- [Data excerpt]:
________________

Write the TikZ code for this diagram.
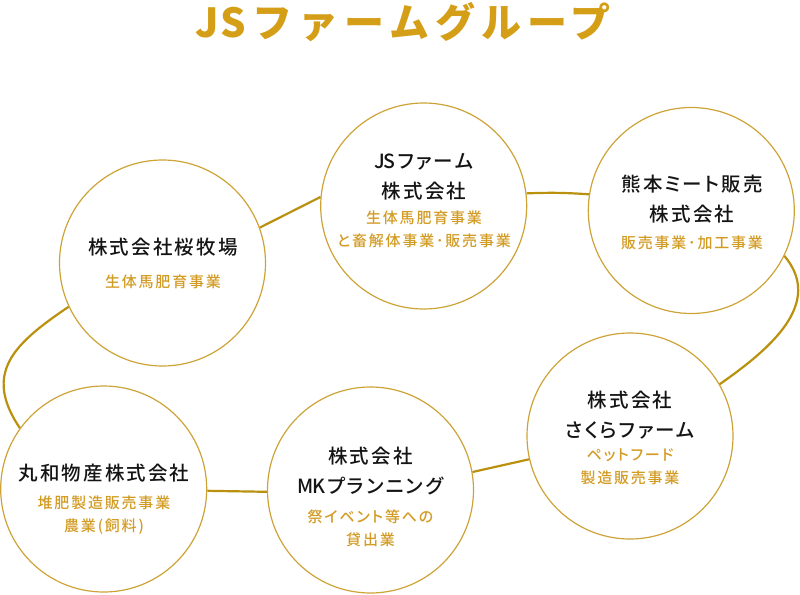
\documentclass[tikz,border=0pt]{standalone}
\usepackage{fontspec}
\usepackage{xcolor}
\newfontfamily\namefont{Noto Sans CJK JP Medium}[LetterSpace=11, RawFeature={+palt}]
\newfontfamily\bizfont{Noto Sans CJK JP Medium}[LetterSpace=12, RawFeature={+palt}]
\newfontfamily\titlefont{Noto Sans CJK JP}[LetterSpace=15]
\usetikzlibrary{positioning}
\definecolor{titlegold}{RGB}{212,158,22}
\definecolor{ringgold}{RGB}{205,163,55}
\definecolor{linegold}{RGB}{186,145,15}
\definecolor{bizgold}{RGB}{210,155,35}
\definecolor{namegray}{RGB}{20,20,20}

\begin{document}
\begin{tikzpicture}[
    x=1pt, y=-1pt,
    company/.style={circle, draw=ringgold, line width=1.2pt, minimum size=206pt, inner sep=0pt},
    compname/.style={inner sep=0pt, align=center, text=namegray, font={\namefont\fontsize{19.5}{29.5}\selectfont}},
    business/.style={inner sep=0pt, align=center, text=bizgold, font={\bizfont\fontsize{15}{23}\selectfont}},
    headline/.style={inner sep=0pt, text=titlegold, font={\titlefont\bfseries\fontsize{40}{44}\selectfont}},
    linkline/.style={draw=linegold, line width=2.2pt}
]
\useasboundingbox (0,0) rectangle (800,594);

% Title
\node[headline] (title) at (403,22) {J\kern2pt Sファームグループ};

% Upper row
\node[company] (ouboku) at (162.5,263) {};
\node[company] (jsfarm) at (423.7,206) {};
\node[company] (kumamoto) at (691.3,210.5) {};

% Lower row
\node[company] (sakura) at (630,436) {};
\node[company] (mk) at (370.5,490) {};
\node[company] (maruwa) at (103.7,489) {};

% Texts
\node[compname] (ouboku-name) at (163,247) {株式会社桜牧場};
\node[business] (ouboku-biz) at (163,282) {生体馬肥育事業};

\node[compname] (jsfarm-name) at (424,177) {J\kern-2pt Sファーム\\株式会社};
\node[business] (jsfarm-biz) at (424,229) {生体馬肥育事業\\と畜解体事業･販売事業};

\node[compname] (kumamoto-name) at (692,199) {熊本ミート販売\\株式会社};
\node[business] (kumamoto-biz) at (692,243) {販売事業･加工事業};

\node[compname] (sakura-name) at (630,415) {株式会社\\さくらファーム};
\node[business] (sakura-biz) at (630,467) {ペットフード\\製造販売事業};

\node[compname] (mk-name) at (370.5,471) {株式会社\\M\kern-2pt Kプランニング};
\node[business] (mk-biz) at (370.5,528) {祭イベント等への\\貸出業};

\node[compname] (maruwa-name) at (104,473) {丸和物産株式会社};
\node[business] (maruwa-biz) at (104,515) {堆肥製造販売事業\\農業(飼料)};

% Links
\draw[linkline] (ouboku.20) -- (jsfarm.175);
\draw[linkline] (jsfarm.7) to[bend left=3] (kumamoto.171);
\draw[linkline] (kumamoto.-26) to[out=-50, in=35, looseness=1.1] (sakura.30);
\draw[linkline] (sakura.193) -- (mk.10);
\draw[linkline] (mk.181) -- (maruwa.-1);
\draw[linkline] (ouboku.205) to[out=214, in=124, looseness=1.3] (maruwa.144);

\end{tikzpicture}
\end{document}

________________

- [Task directions]:
Every line should be retyped exactly, with the pictures omitted.

- [Problem solution]:
Write the TikZ code for this diagram.
\documentclass[tikz,border=0pt]{standalone}
\usepackage{fontspec}
\usepackage{xcolor}
\newfontfamily\namefont{Noto Sans CJK JP Medium}[LetterSpace=11, RawFeature={+palt}]
\newfontfamily\bizfont{Noto Sans CJK JP Medium}[LetterSpace=12, RawFeature={+palt}]
\newfontfamily\titlefont{Noto Sans CJK JP}[LetterSpace=15]
\usetikzlibrary{positioning}
\definecolor{titlegold}{RGB}{212,158,22}
\definecolor{ringgold}{RGB}{205,163,55}
\definecolor{linegold}{RGB}{186,145,15}
\definecolor{bizgold}{RGB}{210,155,35}
\definecolor{namegray}{RGB}{20,20,20}

\begin{document}
\begin{tikzpicture}[
    x=1pt, y=-1pt,
    company/.style={circle, draw=ringgold, line width=1.2pt, minimum size=206pt, inner sep=0pt},
    compname/.style={inner sep=0pt, align=center, text=namegray, font={\namefont\fontsize{19.5}{29.5}\selectfont}},
    business/.style={inner sep=0pt, align=center, text=bizgold, font={\bizfont\fontsize{15}{23}\selectfont}},
    headline/.style={inner sep=0pt, text=titlegold, font={\titlefont\bfseries\fontsize{40}{44}\selectfont}},
    linkline/.style={draw=linegold, line width=2.2pt}
]
\useasboundingbox (0,0) rectangle (800,594);

% Title
\node[headline] (title) at (403,22) {J\kern2pt Sファームグループ};

% Upper row
\node[company] (ouboku) at (162.5,263) {};
\node[company] (jsfarm) at (423.7,206) {};
\node[company] (kumamoto) at (691.3,210.5) {};

% Lower row
\node[company] (sakura) at (630,436) {};
\node[company] (mk) at (370.5,490) {};
\node[company] (maruwa) at (103.7,489) {};

% Texts
\node[compname] (ouboku-name) at (163,247) {株式会社桜牧場};
\node[business] (ouboku-biz) at (163,282) {生体馬肥育事業};

\node[compname] (jsfarm-name) at (424,177) {J\kern-2pt Sファーム\\株式会社};
\node[business] (jsfarm-biz) at (424,229) {生体馬肥育事業\\と畜解体事業･販売事業};

\node[compname] (kumamoto-name) at (692,199) {熊本ミート販売\\株式会社};
\node[business] (kumamoto-biz) at (692,243) {販売事業･加工事業};

\node[compname] (sakura-name) at (630,415) {株式会社\\さくらファーム};
\node[business] (sakura-biz) at (630,467) {ペットフード\\製造販売事業};

\node[compname] (mk-name) at (370.5,471) {株式会社\\M\kern-2pt Kプランニング};
\node[business] (mk-biz) at (370.5,528) {祭イベント等への\\貸出業};

\node[compname] (maruwa-name) at (104,473) {丸和物産株式会社};
\node[business] (maruwa-biz) at (104,515) {堆肥製造販売事業\\農業(飼料)};

% Links
\draw[linkline] (ouboku.20) -- (jsfarm.175);
\draw[linkline] (jsfarm.7) to[bend left=3] (kumamoto.171);
\draw[linkline] (kumamoto.-26) to[out=-50, in=35, looseness=1.1] (sakura.30);
\draw[linkline] (sakura.193) -- (mk.10);
\draw[linkline] (mk.181) -- (maruwa.-1);
\draw[linkline] (ouboku.205) to[out=214, in=124, looseness=1.3] (maruwa.144);

\end{tikzpicture}
\end{document}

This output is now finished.